Outside, the hills surrounding Phewa Lake are shrouded in mist, like something out of Jurassic Park or The Island of Doctor Moreau or the end of Apocalypse Now. Panchassee is invisible, and Sarangkot Launch completely engulfed in low-hanging clouds. Another first for me.
Two weeks from now I will wander these same hills with a friend from the States. I’m hoping we’ll have a day like today–passing time in some tiny mountain lodge, keeping warm by an indoor fire, practicing my fledgling Nepali and eating homemade dal bhat, sensing the overwhelming presence of nearby Dhaulagiri and the Annapurnas. I demand nothing shy of joyful magic, illusion incarnate–a walk inside legendary snowglobe images crystallized around the great mountain cultures of the world–the Alps, the Andes, the Caucasus, the Karakoram, but most of all the Himalayas. I will be spellbound.
[By now the music has returned, but there will be no disruptive inquiry this time. My lesson’s been learned.]
Of course, I’m also an idiot–an utterly average, naïve, 21st-Century flatlander seeking adventure and meaning and friends and experiences in the best, most quixotic, helplessly Romantic tradition. And I’m ok with that.
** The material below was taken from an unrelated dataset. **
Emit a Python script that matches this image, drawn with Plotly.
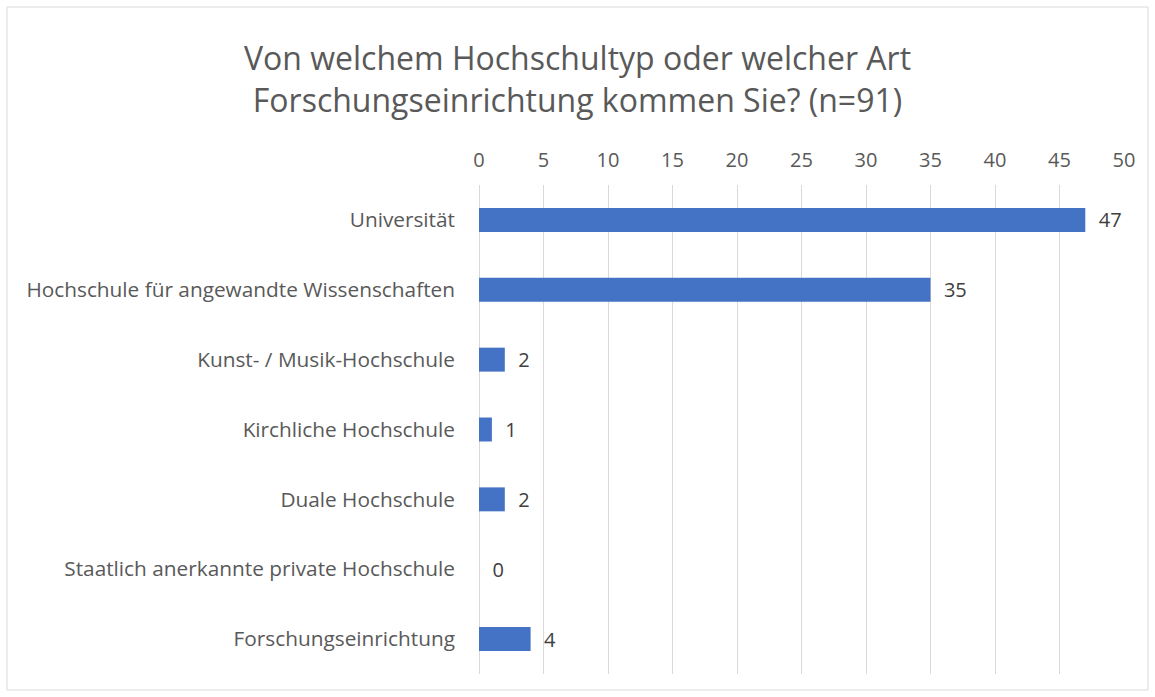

Rain is, after all, also the stuff of dreams.
***
Sometime later, back in the room, I’m awakened from my nap by a tiny stab of sunshine. The first of the day. Looking out my window, upwards toward Sarangkot, I see a village re-emerging from behind its veil. Here, along Lakeside, scores of scooters appear, bleating angrily at the slightest provocation; there are screaming children with hula hoops and tweeting birds, cautiously returning from beneath eaves as the rooftop’s rivulets slow, sputter, run dry. Tractors blast black clouds of billowing exhaust, offended by the clean, freshly-scrubbed air and belching defiance; Tatas with their rainbows of fading color unload and take on impossibly large crowds of locals. Life, grudgingly, exits the coffee shops and guest houses and internet cafes and bookstores, crawling back out onto the streets and sidewalks of Pokhara.
Still no takers for the cabbies, though; and my friend Bob is nowhere in sight.